The American Petroleum Institute release came after crude logged its biggest decline in a month at 4%. That decisively ended what had been the market's longest winning streak in at least five years at eight sessions. Those gains were helped along by last week's report from the Energy Information Administration which showed falling U.S. stockpiles and production.
On the New York Mercantile Exchange, light, sweet crude futures for delivery in August recently traded up 0.8% at $45.49 a barrel in the Globex electronic session. September Brent, on London's ICE Futures exchange, rose 0.8% to $48.17. August Nymex reformulated gasoline blendstock jumped 1% to $1.5175 cents a gallon, diesel gained 0.8% to $1.49 and ICE gasoil was little changed at $441.75 a metric ton.

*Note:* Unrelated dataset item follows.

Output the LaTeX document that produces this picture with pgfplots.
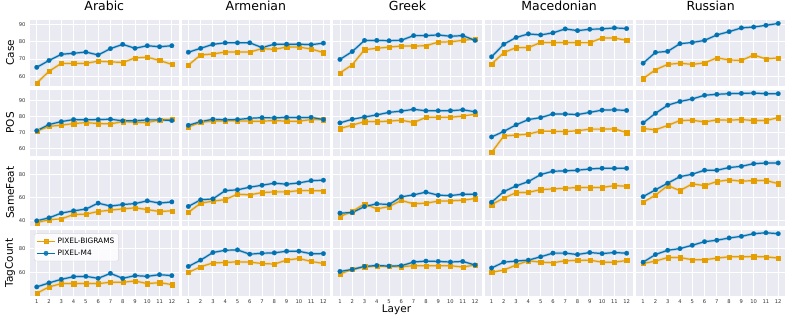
\documentclass[border=0pt]{standalone}
\usepackage{fontspec}
\setmainfont{DejaVu Sans}
\usepackage{pgfplots}
\usepackage{pgfplotstable}
\pgfplotsset{compat=1.18}
\usepgfplotslibrary{groupplots}
\definecolor{bgc}{HTML}{EAEAF2}
\definecolor{cO}{HTML}{E69F00}
\definecolor{cB}{HTML}{0072B2}

\pgfplotstableread{
L  ArB  ArM  HyB  HyM  GrB  GrM  MkB  MkM  RuB  RuM
1  56.0 65.2 66.5 74.0 61.9 69.8 67.1 71.3 58.6 67.6
2  62.9 69.2 72.4 76.3 66.7 74.4 73.8 78.7 63.8 73.9
3  67.5 72.8 73.0 78.6 75.5 80.9 76.7 82.6 66.9 74.5
4  67.5 73.4 74.1 79.5 76.3 80.9 76.7 84.7 67.6 79.0
5  67.5 74.1 74.1 79.5 77.0 80.7 79.7 84.1 66.9 79.7
6  68.8 72.4 74.1 79.5 77.6 81.0 79.6 85.3 67.8 80.9
7  68.4 76.1 76.1 76.7 77.6 83.7 79.7 87.6 70.7 84.1
8  68.0 78.6 75.7 78.7 77.8 83.7 79.6 86.6 69.5 86.0
9  70.7 76.3 77.0 78.7 79.9 84.1 79.6 87.4 69.2 88.2
10 71.1 77.8 77.0 78.7 80.1 83.3 82.3 87.6 72.4 88.7
11 69.2 77.2 75.9 78.4 80.9 83.7 82.3 88.2 70.1 89.7
12 66.9 77.8 73.8 79.3 81.8 80.9 80.9 87.8 70.7 90.8
}\casetab

\pgfplotstableread{
L  ArB  ArM  HyB  HyM  GrB  GrM  MkB  MkM  RuB  RuM
1  70.9 71.1 73.5 74.5 72.5 76.0 57.5 67.2 72.5 76.0
2  73.8 75.0 76.4 76.8 74.6 78.3 67.8 70.7 71.7 82.0
3  74.6 76.8 77.1 78.3 76.8 79.7 68.4 74.8 74.4 87.1
4  75.6 78.1 77.3 77.9 76.8 81.0 69.0 78.1 77.5 89.4
5  76.2 77.9 77.3 78.1 77.1 82.6 70.9 79.3 77.7 91.0
6  75.6 78.1 77.1 78.9 77.7 83.4 70.7 81.6 76.6 93.3
7  75.4 78.3 77.1 79.3 76.2 84.5 70.5 81.6 77.9 93.9
8  76.8 77.3 77.5 79.1 79.5 83.6 71.1 81.2 77.7 94.3
9  76.4 77.3 77.1 79.5 79.5 83.6 72.1 82.6 78.1 94.5
10 76.2 77.9 77.1 79.3 79.5 83.6 72.1 84.0 77.5 94.7
11 77.9 77.9 78.1 79.5 80.3 84.2 72.3 84.2 77.5 94.3
12 78.3 77.5 78.1 78.1 81.4 83.0 69.9 83.8 79.3 94.3
}\postab

\pgfplotstableread{
L  ArB  ArM  HyB  HyM  GrB  GrM  MkB  MkM  RuB  RuM
1  38.5 40.0 47.3 52.5 43.7 46.7 54.2 56.2 56.2 61.1
2  40.9 42.6 55.4 58.3 48.1 47.2 59.7 65.5 62.3 67.0
3  41.7 46.7 57.1 59.1 54.8 52.4 64.6 70.4 70.7 72.8
4  45.5 48.7 58.5 66.3 50.4 54.8 64.8 74.2 66.3 78.5
5  45.8 50.2 63.2 67.0 52.4 54.2 67.2 80.3 72.2 80.6
6  48.1 55.4 62.6 69.3 57.7 60.9 67.8 83.2 70.7 84.1
7  49.3 52.8 64.6 71.0 54.8 62.6 68.4 83.5 74.2 84.1
8  50.4 54.2 65.2 72.8 55.4 65.0 69.0 84.1 75.7 86.4
9  51.3 55.0 65.2 71.9 57.1 62.3 69.0 85.2 74.5 87.5
10 49.8 57.4 66.3 73.0 57.4 62.0 69.0 85.8 75.1 89.8
11 48.1 55.4 66.3 75.0 58.0 63.2 70.7 85.8 75.1 90.4
12 48.7 56.5 66.1 75.4 59.4 63.2 70.1 85.8 72.4 90.4
}\sftab

\pgfplotstableread{
L  ArB  ArM  HyB  HyM  GrB  GrM  MkB  MkM  RuB  RuM
1  42.5 47.8 60.0 65.0 58.7 60.8 60.0 63.7 67.5 68.6
2  47.8 51.2 64.7 70.3 62.5 62.5 62.0 68.6 69.5 75.0
3  50.6 54.2 68.0 76.7 64.8 65.0 66.2 69.5 72.5 78.6
4  50.6 56.4 68.3 78.6 65.3 65.8 69.8 70.3 72.5 80.0
5  50.6 56.7 68.9 78.9 65.0 65.3 68.6 73.1 70.6 82.8
6  50.6 55.0 68.6 75.3 64.8 65.6 68.1 76.2 70.6 85.8
7  51.7 59.2 67.5 76.1 65.6 68.7 69.8 76.2 72.0 87.0
8  51.7 55.0 67.0 76.4 65.6 69.5 70.0 75.0 73.1 88.9
9  52.8 57.3 70.3 77.8 65.6 69.2 70.3 76.7 73.1 90.3
10 50.6 56.7 71.7 77.8 65.6 68.7 68.6 75.8 73.3 92.5
11 51.4 58.1 69.2 75.6 64.5 69.2 68.6 76.7 73.1 93.3
12 49.8 57.3 67.5 75.8 66.2 66.2 70.0 76.1 72.0 92.5
}\tctab

\pgfplotsset{
  oS/.style={draw=cO, line width=1.2pt, mark=square*, mark size=2.1pt,
    mark options={fill=cO, draw=cO, line width=0.2pt}},
  bS/.style={draw=cB, line width=1.2pt, mark=*, mark size=2.3pt,
    mark options={fill=cB, draw=cB, line width=0.2pt}},
  halo/.style={forget plot, mark=none, line width=2.8pt, opacity=0.22},
  caserow/.style={ymin=54.6, ymax=92.8, ytick={60,70,80,90}},
  posrow/.style={ymin=55.6, ymax=96.6, ytick={60,70,80,90}},
  sfrow/.style={ymin=35.9, ymax=93.0, ytick={40,60,80}},
  tcrow/.style={ymin=40.6, ymax=95.6, ytick={60,80}},
}

\newcommand{\pair}[2]{%
  \addplot[halo, draw=cO] table[x=L, y=#2B]{#1};
  \addplot[halo, draw=cB] table[x=L, y=#2M]{#1};
  \addplot[oS] table[x=L, y=#2B]{#1};
  \addplot[bS] table[x=L, y=#2M]{#1};
}

\begin{document}
\begin{tikzpicture}
\begin{groupplot}[
  group style={group name=G, group size=5 by 4,
    horizontal sep=3pt, vertical sep=4.5pt,
    xticklabels at=edge bottom, yticklabels at=edge left},
  scale only axis, width=148.6pt, height=65.5pt,
  xmin=0.45, xmax=12.55, xtick={1,...,12},
  axis background/.style={fill=bgc},
  axis line style={draw=none},
  major tick length=0pt,
  grid=major, major grid style={white, line width=0.9pt},
  tick label style={font=\fontsize{5.2}{6}\selectfont, text=black!80},
  /pgf/number format/assume math mode=true,
  xticklabel style={yshift=-0.8pt},
  yticklabel style={xshift=-1pt},
  title style={font=\fontsize{12.5}{14}\selectfont, at={(axis description cs:0.5,1.053)}, anchor=base},
  ylabel style={font=\fontsize{10.5}{12}\selectfont, at={(axis description cs:-0.1346,0.5)}, anchor=center},
  legend cell align=left,
]
% Row 1: Case
\nextgroupplot[caserow, title={Arabic}, ylabel={Case}]
\coordinate (tl) at (rel axis cs:0,1);
\pair{\casetab}{Ar}
\nextgroupplot[caserow, title={Armenian}]
\pair{\casetab}{Hy}
\nextgroupplot[caserow, title={Greek}]
\pair{\casetab}{Gr}
\nextgroupplot[caserow, title={Macedonian}]
\pair{\casetab}{Mk}
\nextgroupplot[caserow, title={Russian}]
\pair{\casetab}{Ru}
% Row 2: POS
\nextgroupplot[posrow, ylabel={POS}]
\pair{\postab}{Ar}
\nextgroupplot[posrow]
\pair{\postab}{Hy}
\nextgroupplot[posrow]
\pair{\postab}{Gr}
\nextgroupplot[posrow]
\pair{\postab}{Mk}
\nextgroupplot[posrow]
\pair{\postab}{Ru}
% Row 3: SameFeat
\nextgroupplot[sfrow, ylabel={SameFeat}]
\pair{\sftab}{Ar}
\nextgroupplot[sfrow]
\pair{\sftab}{Hy}
\nextgroupplot[sfrow]
\pair{\sftab}{Gr}
\nextgroupplot[sfrow]
\pair{\sftab}{Mk}
\nextgroupplot[sfrow]
\pair{\sftab}{Ru}
% Row 4: TagCount
\nextgroupplot[tcrow, ylabel={TagCount},
  legend style={at={(0.027,0.947)}, anchor=north west,
    font=\fontsize{7.4}{9}\selectfont, draw=black!15, fill=white,
    fill opacity=0.85, text opacity=1, draw opacity=1,
    rounded corners=2pt, inner sep=2.2pt, row sep=1pt},
  legend image code/.code={\draw[mark repeat=2, mark phase=2] plot coordinates {(0pt,0pt) (9pt,0pt) (18pt,0pt)};}]
\pair{\tctab}{Ar}
\legend{PIXEL-BIGRAMS, PIXEL-M4}
\nextgroupplot[tcrow]
\pair{\tctab}{Hy}
\nextgroupplot[tcrow]
\pair{\tctab}{Gr}
\nextgroupplot[tcrow]
\pair{\tctab}{Mk}
\nextgroupplot[tcrow]
\pair{\tctab}{Ru}
\end{groupplot}
\node[font=\fontsize{10.5}{12}\selectfont] at ([shift={(366.5pt,-289.5pt)}]tl) {Layer};
\pgfresetboundingbox
\path ([shift={(-30pt,20pt)}]tl) rectangle ([shift={(763pt,-299pt)}]tl);
\end{tikzpicture}
\end{document}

Despite the gains during the past two weeks, bearish sentiment persists about whether the production cuts led by the Organization of Petroleum Exporting Countries are helping result in noted reductions in global inventories, which remains above five-year averages.
In light of that and "continued expansion in oil production, oil prices are likely to remain at current levels over the next week," said Rajiv Biswas, Asia-Pacific chief economist at IHS Global Insight.
The API's data showed U.S. oil inventories fell 5.8 million barrels last week while gasoline supplies dropped 5.7 million. The EIA release is seen by analysts showing declines of 2.5 million and 1.4 million barrels, respectively.